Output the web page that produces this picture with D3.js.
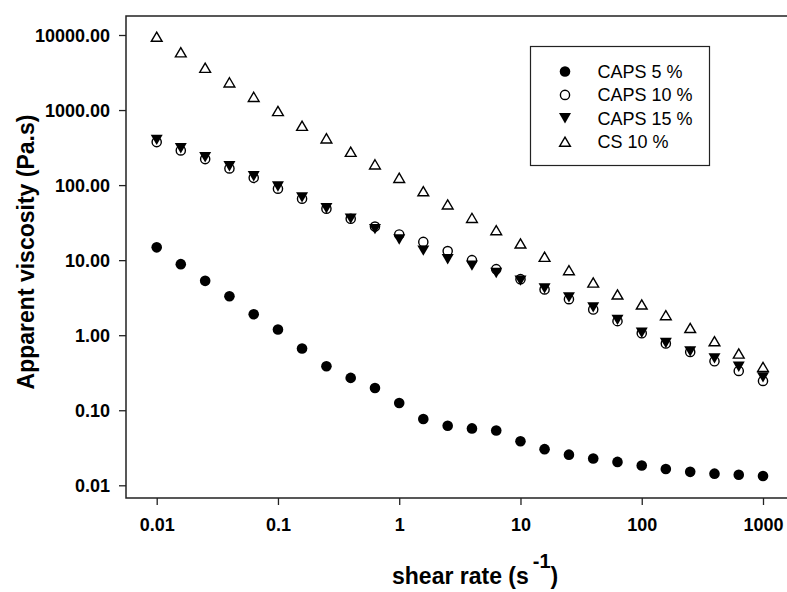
<!DOCTYPE html>
<html>
<head>
<meta charset="utf-8">
<script src="https://cdn.jsdelivr.net/npm/d3@7"></script>
<style>
	body { margin: 0; background: #fff; }
	svg { display: block; font-family: "Liberation Sans", Arial, sans-serif; }
	.tick text { font-size: 18px; font-weight: bold; fill: #000; }
	.tick line { stroke: #222; stroke-width: 1.3; }
</style>
</head>
<body>
<div id="chart"></div>
<script>
//data
var shearRate = [0.01, 0.0158, 0.0251, 0.0398, 0.0631, 0.1, 0.158, 0.251, 0.398, 0.631,
	1, 1.58, 2.51, 3.98, 6.31, 10, 15.8, 25.1, 39.8, 63.1, 100, 158, 251, 398, 631, 1000];
var caps5 = [14.8, 8.85, 5.3, 3.3, 1.9, 1.19, 0.665, 0.386, 0.27, 0.198, 0.125, 0.0766, 0.0622,
	0.0573, 0.0537, 0.0386, 0.0303, 0.0256, 0.0228, 0.0205, 0.0184, 0.0165, 0.0151, 0.0143, 0.0138, 0.0133];
var caps10 = [374, 290, 222, 167, 125, 89.5, 65.9, 48.5, 35.6, 28, 22, 17.5, 13.2,
	10, 7.59, 5.58, 4.07, 3.02, 2.2, 1.54, 1.06, 0.774, 0.598, 0.45, 0.334, 0.246];
var caps15 = [401, 310, 235, 178, 131, 95.8, 68.7, 49.1, 35.8, 25.9, 18.8, 13.4, 10.3,
	8.45, 6.75, 5.33, 4.21, 3.19, 2.35, 1.6, 1.08, 0.787, 0.608, 0.491, 0.38, 0.274];
var cs10 = [9490, 5880, 3660, 2340, 1500, 970, 618, 420, 278, 189, 125, 83, 55.3,
	36.6, 25.1, 16.7, 11.1, 7.36, 5.04, 3.49, 2.57, 1.85, 1.25, 0.832, 0.57, 0.378];
var seriesNames = ["CAPS 5 %", "CAPS 10 %", "CAPS 15 %", "CS 10 %"];
var xTicks = [0.01, 0.1, 1, 10, 100, 1000];
var yTicks = [0.01, 0.1, 1, 10, 100, 1000, 10000];

var W = 787, H = 592;
var frame = {left: 126, top: 16, right: 787, bottom: 498};

var svg = d3.select("#chart").append("svg")
	.attr("width", W)
	.attr("height", H);

var x = d3.scaleLog()
	.domain([0.01, 1000])
	.range([156.7, 763]);

var y = d3.scaleLog()
	.domain([0.01, 10000])
	.range([485.3, 35]);

//symbol paths, centred on the bounding box like the original program does
function circlePath(r) {
	return "M" + (-r) + ",0A" + r + "," + r + " 0 1,0 " + r + ",0A" + r + "," + r + " 0 1,0 " + (-r) + ",0Z";
}
var symbols = [
	{d: circlePath(5.3), fill: "#000", stroke: "none"},
	{d: circlePath(4.6), fill: "#fff", stroke: "#000"},
	{d: "M-6,-5.2L6,-5.2L0,5.2Z", fill: "#000", stroke: "none"},
	{d: "M0,-4.6L5.4,4.6L-5.4,4.6Z", fill: "#fff", stroke: "#000"}
];
var allSeries = [caps5, caps10, caps15, cs10];

// frame: top, left and bottom lines (right side runs off the page)
svg.append("path")
	.attr("d", "M" + frame.right + "," + frame.top + "H" + frame.left + "V" + frame.bottom + "H" + frame.right)
	.attr("fill", "none")
	.attr("stroke", "#222")
	.attr("stroke-width", 1.5);

var yAxis = d3.axisLeft(y)
	.tickValues(yTicks)
	.tickSize(7)
	.tickPadding(9)
	.tickFormat(d3.format(".2f"));
var gy = svg.append("g")
	.attr("transform", "translate(" + frame.left + ",0)")
	.call(yAxis);
gy.select(".domain").remove();
gy.selectAll(".tick text").attr("dy", "0.36em");

var xAxis = d3.axisBottom(x)
	.tickValues(xTicks)
	.tickSize(7)
	.tickPadding(9)
	.tickFormat(function(d) { return String(d); });
var gx = svg.append("g")
	.attr("transform", "translate(0," + frame.bottom + ")")
	.call(xAxis);
gx.select(".domain").remove();
gx.selectAll(".tick text").attr("dy", "0.95em");

// points
allSeries.forEach(function(vals, s) {
	var sym = symbols[s];
	svg.append("g")
		.selectAll("path")
		.data(vals)
		.enter().append("path")
		.attr("transform", function(d, i) { return "translate(" + x(shearRate[i]) + "," + y(d) + ")"; })
		.attr("d", sym.d)
		.attr("fill", sym.fill)
		.attr("stroke", sym.stroke)
		.attr("stroke-width", 1.4);
});

// axis titles
svg.append("text")
	.attr("transform", "translate(34,252) rotate(-90)")
	.attr("text-anchor", "middle")
	.attr("font-size", 23)
	.attr("font-weight", "bold")
	.text("Apparent viscosity (Pa.s)");

var xt = svg.append("text")
	.attr("x", 392)
	.attr("y", 584)
	.attr("font-size", 23)
	.attr("font-weight", "bold");
xt.append("tspan").text("shear rate (s");
xt.append("tspan").attr("dx", 4).attr("dy", -16).attr("font-size", 20).text("-1");
xt.append("tspan").attr("dy", 16).text(")");

// legend
var legend = svg.append("g");
legend.append("rect")
	.attr("x", 530.5)
	.attr("y", 46.5)
	.attr("width", 179)
	.attr("height", 119)
	.attr("fill", "#fff")
	.attr("stroke", "#222")
	.attr("stroke-width", 1.2);
var rows = legend.selectAll("g.row")
	.data(seriesNames)
	.enter().append("g")
	.attr("class", "row")
	.attr("transform", function(d, i) { return "translate(0," + (71.5 + i * 23.4) + ")"; });
rows.append("path")
	.attr("transform", "translate(565,0)")
	.attr("d", function(d, i) { return symbols[i].d; })
	.attr("fill", function(d, i) { return symbols[i].fill; })
	.attr("stroke", function(d, i) { return symbols[i].stroke; })
	.attr("stroke-width", 1.4);
rows.append("text")
	.attr("x", 597.5)
	.attr("dy", "0.35em")
	.attr("font-size", 18)
	.text(function(d) { return d; });
</script>
</body>
</html>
____
What is asked: Omit the pictures, then quote the rest of the material above exactly.

Solved exercise:
Output the web page that produces this picture with D3.js.
<!DOCTYPE html>
<html>
<head>
<meta charset="utf-8">
<script src="https://cdn.jsdelivr.net/npm/d3@7"></script>
<style>
	body { margin: 0; background: #fff; }
	svg { display: block; font-family: "Liberation Sans", Arial, sans-serif; }
	.tick text { font-size: 18px; font-weight: bold; fill: #000; }
	.tick line { stroke: #222; stroke-width: 1.3; }
</style>
</head>
<body>
<div id="chart"></div>
<script>
//data
var shearRate = [0.01, 0.0158, 0.0251, 0.0398, 0.0631, 0.1, 0.158, 0.251, 0.398, 0.631,
	1, 1.58, 2.51, 3.98, 6.31, 10, 15.8, 25.1, 39.8, 63.1, 100, 158, 251, 398, 631, 1000];
var caps5 = [14.8, 8.85, 5.3, 3.3, 1.9, 1.19, 0.665, 0.386, 0.27, 0.198, 0.125, 0.0766, 0.0622,
	0.0573, 0.0537, 0.0386, 0.0303, 0.0256, 0.0228, 0.0205, 0.0184, 0.0165, 0.0151, 0.0143, 0.0138, 0.0133];
var caps10 = [374, 290, 222, 167, 125, 89.5, 65.9, 48.5, 35.6, 28, 22, 17.5, 13.2,
	10, 7.59, 5.58, 4.07, 3.02, 2.2, 1.54, 1.06, 0.774, 0.598, 0.45, 0.334, 0.246];
var caps15 = [401, 310, 235, 178, 131, 95.8, 68.7, 49.1, 35.8, 25.9, 18.8, 13.4, 10.3,
	8.45, 6.75, 5.33, 4.21, 3.19, 2.35, 1.6, 1.08, 0.787, 0.608, 0.491, 0.38, 0.274];
var cs10 = [9490, 5880, 3660, 2340, 1500, 970, 618, 420, 278, 189, 125, 83, 55.3,
	36.6, 25.1, 16.7, 11.1, 7.36, 5.04, 3.49, 2.57, 1.85, 1.25, 0.832, 0.57, 0.378];
var seriesNames = ["CAPS 5 %", "CAPS 10 %", "CAPS 15 %", "CS 10 %"];
var xTicks = [0.01, 0.1, 1, 10, 100, 1000];
var yTicks = [0.01, 0.1, 1, 10, 100, 1000, 10000];

var W = 787, H = 592;
var frame = {left: 126, top: 16, right: 787, bottom: 498};

var svg = d3.select("#chart").append("svg")
	.attr("width", W)
	.attr("height", H);

var x = d3.scaleLog()
	.domain([0.01, 1000])
	.range([156.7, 763]);

var y = d3.scaleLog()
	.domain([0.01, 10000])
	.range([485.3, 35]);

//symbol paths, centred on the bounding box like the original program does
function circlePath(r) {
	return "M" + (-r) + ",0A" + r + "," + r + " 0 1,0 " + r + ",0A" + r + "," + r + " 0 1,0 " + (-r) + ",0Z";
}
var symbols = [
	{d: circlePath(5.3), fill: "#000", stroke: "none"},
	{d: circlePath(4.6), fill: "#fff", stroke: "#000"},
	{d: "M-6,-5.2L6,-5.2L0,5.2Z", fill: "#000", stroke: "none"},
	{d: "M0,-4.6L5.4,4.6L-5.4,4.6Z", fill: "#fff", stroke: "#000"}
];
var allSeries = [caps5, caps10, caps15, cs10];

// frame: top, left and bottom lines (right side runs off the page)
svg.append("path")
	.attr("d", "M" + frame.right + "," + frame.top + "H" + frame.left + "V" + frame.bottom + "H" + frame.right)
	.attr("fill", "none")
	.attr("stroke", "#222")
	.attr("stroke-width", 1.5);

var yAxis = d3.axisLeft(y)
	.tickValues(yTicks)
	.tickSize(7)
	.tickPadding(9)
	.tickFormat(d3.format(".2f"));
var gy = svg.append("g")
	.attr("transform", "translate(" + frame.left + ",0)")
	.call(yAxis);
gy.select(".domain").remove();
gy.selectAll(".tick text").attr("dy", "0.36em");

var xAxis = d3.axisBottom(x)
	.tickValues(xTicks)
	.tickSize(7)
	.tickPadding(9)
	.tickFormat(function(d) { return String(d); });
var gx = svg.append("g")
	.attr("transform", "translate(0," + frame.bottom + ")")
	.call(xAxis);
gx.select(".domain").remove();
gx.selectAll(".tick text").attr("dy", "0.95em");

// points
allSeries.forEach(function(vals, s) {
	var sym = symbols[s];
	svg.append("g")
		.selectAll("path")
		.data(vals)
		.enter().append("path")
		.attr("transform", function(d, i) { return "translate(" + x(shearRate[i]) + "," + y(d) + ")"; })
		.attr("d", sym.d)
		.attr("fill", sym.fill)
		.attr("stroke", sym.stroke)
		.attr("stroke-width", 1.4);
});

// axis titles
svg.append("text")
	.attr("transform", "translate(34,252) rotate(-90)")
	.attr("text-anchor", "middle")
	.attr("font-size", 23)
	.attr("font-weight", "bold")
	.text("Apparent viscosity (Pa.s)");

var xt = svg.append("text")
	.attr("x", 392)
	.attr("y", 584)
	.attr("font-size", 23)
	.attr("font-weight", "bold");
xt.append("tspan").text("shear rate (s");
xt.append("tspan").attr("dx", 4).attr("dy", -16).attr("font-size", 20).text("-1");
xt.append("tspan").attr("dy", 16).text(")");

// legend
var legend = svg.append("g");
legend.append("rect")
	.attr("x", 530.5)
	.attr("y", 46.5)
	.attr("width", 179)
	.attr("height", 119)
	.attr("fill", "#fff")
	.attr("stroke", "#222")
	.attr("stroke-width", 1.2);
var rows = legend.selectAll("g.row")
	.data(seriesNames)
	.enter().append("g")
	.attr("class", "row")
	.attr("transform", function(d, i) { return "translate(0," + (71.5 + i * 23.4) + ")"; });
rows.append("path")
	.attr("transform", "translate(565,0)")
	.attr("d", function(d, i) { return symbols[i].d; })
	.attr("fill", function(d, i) { return symbols[i].fill; })
	.attr("stroke", function(d, i) { return symbols[i].stroke; })
	.attr("stroke-width", 1.4);
rows.append("text")
	.attr("x", 597.5)
	.attr("dy", "0.35em")
	.attr("font-size", 18)
	.text(function(d) { return d; });
</script>
</body>
</html>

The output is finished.